Mastitis, an infection of the mammary gland, affects more than half of all U.S. dairy cows and costs the dairy industry more than $180 per cow annually.
Marcus E. Kehrli, Jr., an Agricultural Research Service veterinary medical officer at the National Animal Disease Center at Ames, Iowa, has discovered that giving cows a natural compound helps them ward off mastitis. The cows already make this protein--cytokine G-CSF--in skin and other body cells. It stimulates bone marrow to produce white blood cells that help the immune system fight infections.
In recent studies, Kehrli injected cows with the compound daily from days 3 through 7 after calving. On the 6th day, the cows were challenged with a bacterium, and their response was monitored for several more days.
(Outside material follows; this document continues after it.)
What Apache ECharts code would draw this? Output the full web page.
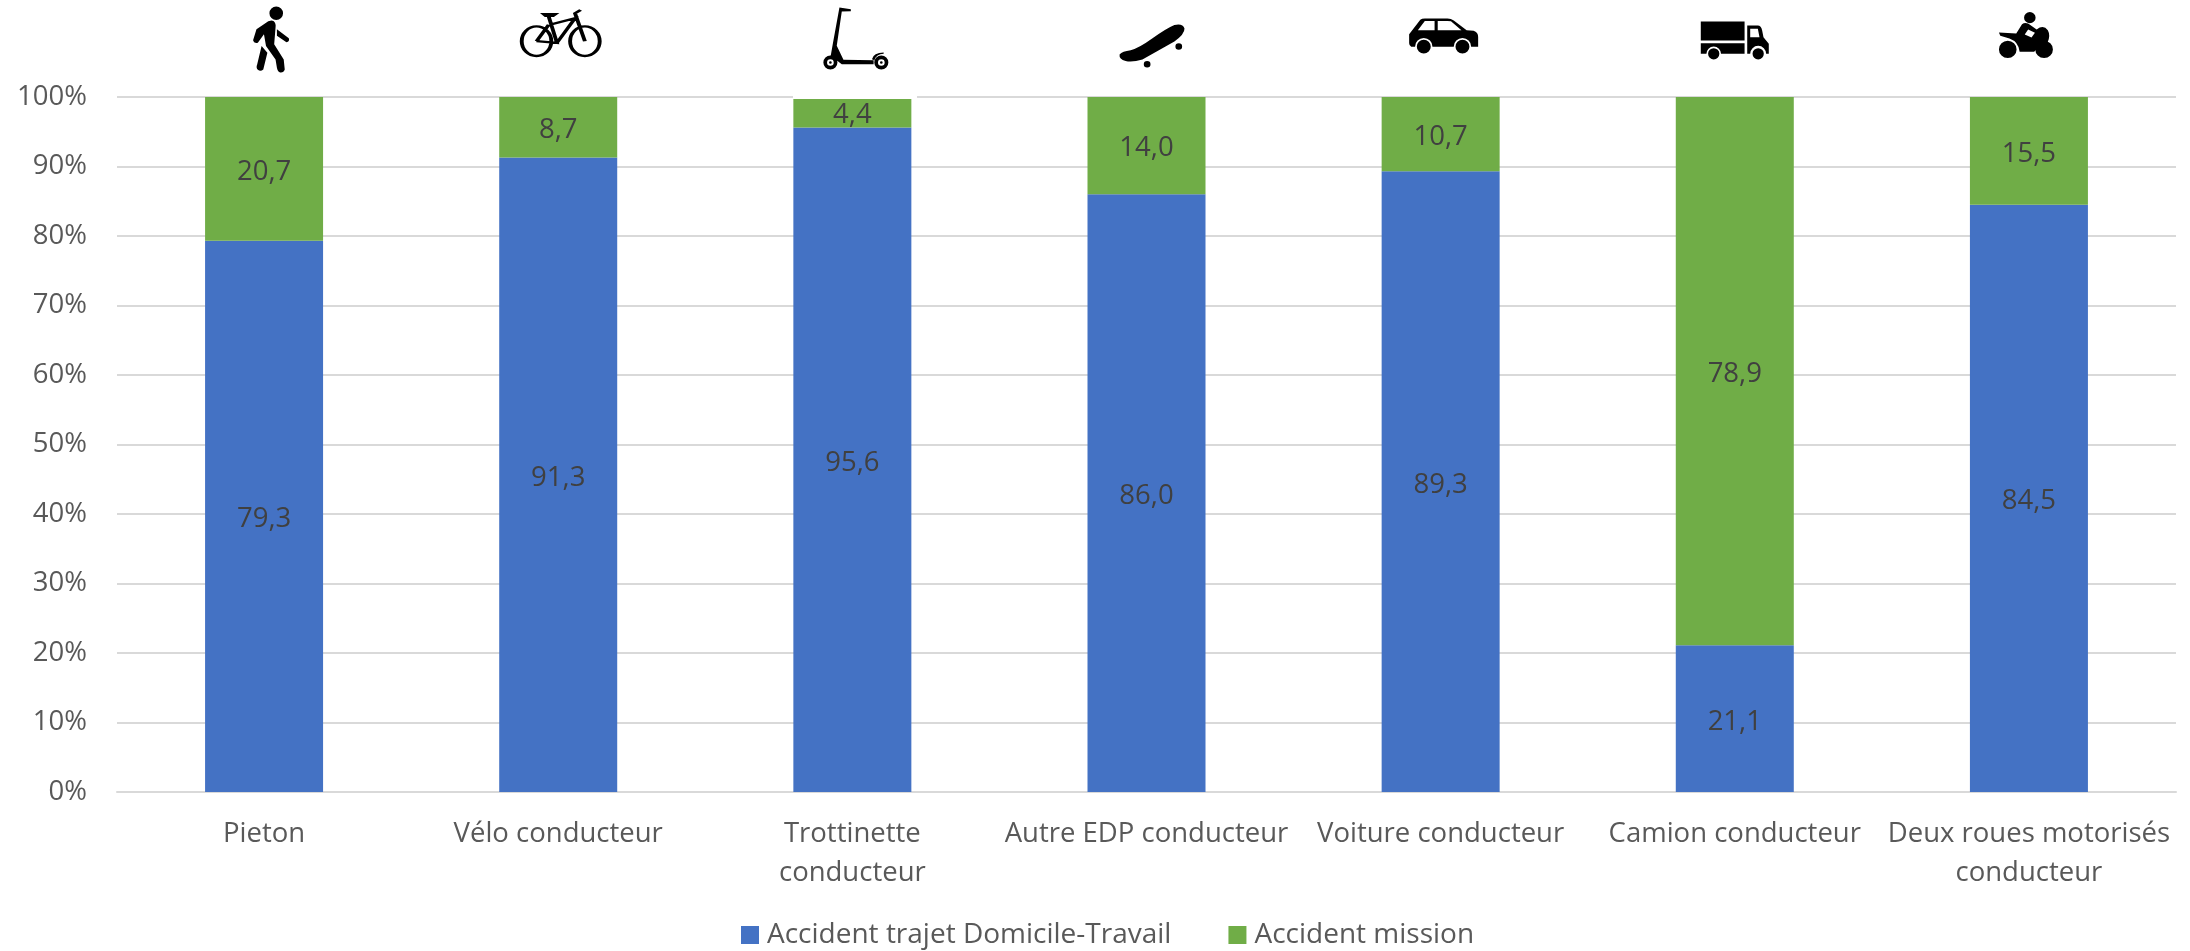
<!DOCTYPE html>
<html>
<head>
<meta charset="utf-8">
<style>html,body{margin:0;padding:0;background:#fff}#chart{width:2190px;height:951px}</style>
<script src="https://cdn.jsdelivr.net/npm/echarts@6/dist/echarts.min.js"></script>
</head>
<body>
<div id="chart"></div>
<script>
// Accident shares by mode of travel
const categories = ['Pieton', 'Vélo conducteur', 'Trottinette\nconducteur', 'Autre EDP conducteur', 'Voiture conducteur', 'Camion conducteur', 'Deux roues motorisés\nconducteur'];
const trajetValues = [79.3, 91.3, 95.6, 86.0, 89.3, 21.1, 84.5];
const missionValues = [20.7, 8.7, 4.4, 14.0, 10.7, 78.9, 15.5];
const percentTicks = [0, 10, 20, 30, 40, 50, 60, 70, 80, 90, 100];

// Circle and ring outlines for the pictograms
const disc = (x, y, r) => `M${x - r} ${y}A${r} ${r} 0 1 1 ${x + r} ${y}A${r} ${r} 0 1 1 ${x - r} ${y}Z`;
const hole = (x, y, r) => `M${x - r} ${y}A${r} ${r} 0 1 0 ${x + r} ${y}A${r} ${r} 0 1 0 ${x - r} ${y}Z`;

const iconPaths = [
  // walker
  disc(138, 37, 20) +
  'M105 68Q118 56 130 60Q138 66 136 80L132 130L160 175L163 205Q160 215 150 214Q142 212 140 200L136 175L108 135L102 100L84 125Q72 128 70 118L80 85Z' +
  'M140 85L175 112Q178 122 168 124L140 104Z' +
  'M95 135L112 155L100 205Q92 212 84 206Q78 200 82 190Z',
  // bicycle
  disc(78, 125, 45) + disc(225, 125, 45) +
  'M78 125L140 130L115 50M118 75L195 55L140 130M78 125L115 75M225 125L195 40L212 30M100 43L135 43L128 48L106 48Z',
  // scooter
  disc(61, 185, 21) + hole(61, 185, 10) + disc(61, 185, 4) +
  disc(213, 185, 21) + hole(213, 185, 10) + disc(213, 185, 4) +
  'M88 20L122 25L122 31L95 32L80 135L100 177L190 178L190 190L95 190L62 165L68 130Z' +
  'M185 175Q190 155 220 155L220 159Q198 160 192 178Z',
  // skateboard
  'M32 135Q40 125 65 122Q90 115 130 85Q170 55 195 44Q220 38 225 55Q226 72 195 95L100 150Q70 160 50 155Q30 150 32 135Z' +
  disc(208, 110, 10) + disc(114, 165, 10),
  // car
  'M30 72L62 30Q66 26 75 26L140 26Q150 26 158 32L195 60L215 62Q228 66 228 80L228 108L208 108A25 25 0 0 0 158 108L97 108A25 25 0 0 0 47 108L36 108Q30 105 30 98Z' +
  'M55 60L103 60L103 33L75 33Z' +
  'M112 60L180 60L150 34Q145 33 140 33L112 33Z' +
  disc(72, 108, 20) + disc(183, 108, 20),
  // lorry
  'M33 33L165 33L165 90L33 90Z' +
  'M33 98L165 98L165 130L94 130A22 22 0 0 0 50 130L33 130Z' +
  'M173 45L205 45Q215 45 218 60L222 80L238 100L238 130L230 130A24 24 0 0 0 182 130L173 130Z' +
  'M182 80L210 80L205 55L182 55Z' +
  disc(72, 130, 17) + disc(206, 130, 17),
  // motorbike
  disc(135, 52, 17) + disc(70, 148, 26) + disc(177, 148, 26) +
  'M44 97L95 100L112 72Q120 65 130 70L155 88Q175 72 188 90Q196 105 188 125Q165 125 148 155L105 155Q102 125 75 115L48 107Z' +
  'M120 103L140 112L150 98L130 88Z'
];
const iconSizes = [[36, 66], [78, 46], [65, 62], [65, 43], [69, 35], [68, 38], [54, 46]];
const iconOffsets = [[7, -57.5], [2.5, -64], [3.5, -58.5], [5.5, -51], [3, -61], [0, -56.5], [-3, -62]];

const textColor = '#595959';
const uiFont = '"Open Sans", sans-serif';
const decimalComma = p => p.value.toFixed(1).replace('.', ',');

const barLabel = {
  show: true,
  position: 'inside',
  offset: [0, 3],
  formatter: decimalComma,
  color: '#404040',
  fontFamily: uiFont,
  fontSize: 27.5
};

const chart = echarts.init(document.getElementById('chart'), null, { renderer: 'canvas' });
chart.setOption({
  animation: false,
  backgroundColor: '#ffffff',
  legend: {
    left: 736,
    top: 916,
    itemWidth: 18,
    itemHeight: 18,
    itemGap: 57,
    icon: 'rect',
    data: ['Accident trajet Domicile-Travail', 'Accident mission'],
    textStyle: { color: textColor, fontFamily: uiFont, fontSize: 28, padding: [0, 0, 0, 3] }
  },
  grid: { left: 117, right: 14, top: 97, bottom: 159 },
  xAxis: {
    type: 'category',
    data: categories,
    axisTick: { show: false },
    axisLine: { lineStyle: { color: '#d9d9d9', width: 2 } },
    axisLabel: { color: textColor, fontFamily: uiFont, fontSize: 27.5, lineHeight: 39, margin: 23, interval: 0 }
  },
  yAxis: {
    type: 'value',
    min: percentTicks[0],
    max: percentTicks[percentTicks.length - 1],
    interval: 10,
    axisLine: { show: false },
    axisTick: { show: false },
    axisLabel: { color: textColor, fontFamily: uiFont, fontSize: 27.5, margin: 30, padding: [5, 0, 0, 0], formatter: '{value}%' },
    splitLine: { lineStyle: { color: '#d9d9d9', width: 2 } }
  },
  series: [
    {
      name: 'Accident trajet Domicile-Travail',
      type: 'bar',
      stack: 'share',
      barWidth: 118,
      data: trajetValues,
      itemStyle: { color: '#4472c4' },
      label: barLabel
    },
    {
      name: 'Accident mission',
      type: 'bar',
      stack: 'share',
      barWidth: 118,
      data: missionValues,
      itemStyle: { color: '#70ad47' },
      label: barLabel
    },
    {
      // Pictogram above each column
      name: 'Pictogrammes',
      type: 'scatter',
      clip: false,
      silent: true,
      z: 5,
      data: categories.map((c, i) => ({
        value: [i, 100],
        symbol: 'path://' + iconPaths[i],
        symbolSize: iconSizes[i],
        symbolOffset: iconOffsets[i],
        itemStyle: i === 1
          ? { color: 'rgba(0,0,0,0)', borderColor: '#000', borderWidth: 3, opacity: 1 }
          : { color: '#000', opacity: 1 }
      }))
    }
  ],
  // The scooter pictogram sits on a white backing that nibbles the top of its column
  graphic: [{
    type: 'rect',
    z: 10,
    shape: { x: 793, y: 90, width: 124, height: 9 },
    style: { fill: '#ffffff' }
  }]
});
</script>
</body>
</html>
The good news is that one-half of the cows receiving G-CSF did not become infected when challenged with the bacteria. The other half of the G-CSF-injected cows had shorter and less severe infections than cows in the control group. All of the control group cows became infected and developed mastitis.
"Besides protecting a good number of cows, we were able to reduce the severity of infections by using this compound," Kehrli says. Cows receiving G-CSF had good appetites and gave more milk than those not receiving it. The benefit of using G-CSF as a preventative: less use of antibiotics in cows to treat mastitis.
Over the past decade, Kehrli and A.E. Freeman, an Iowa State University (ISU) professor of animal science, have been developing a way to identify the genetic source of resistance to mastitis. So far, they have identified a few cows that are naturally more resistant to mastitis infections.
The ARS and ISU researchers are currently collaborating with 21st Century Genetics-CRI, a bull stud company in Shawano, Wisconsin. As a result of this collaboration, producers may someday be able to purchase cows that have been bred for mastitis resistance.--By Linda Cooke McGraw, Agricultural Research Service Information Staff.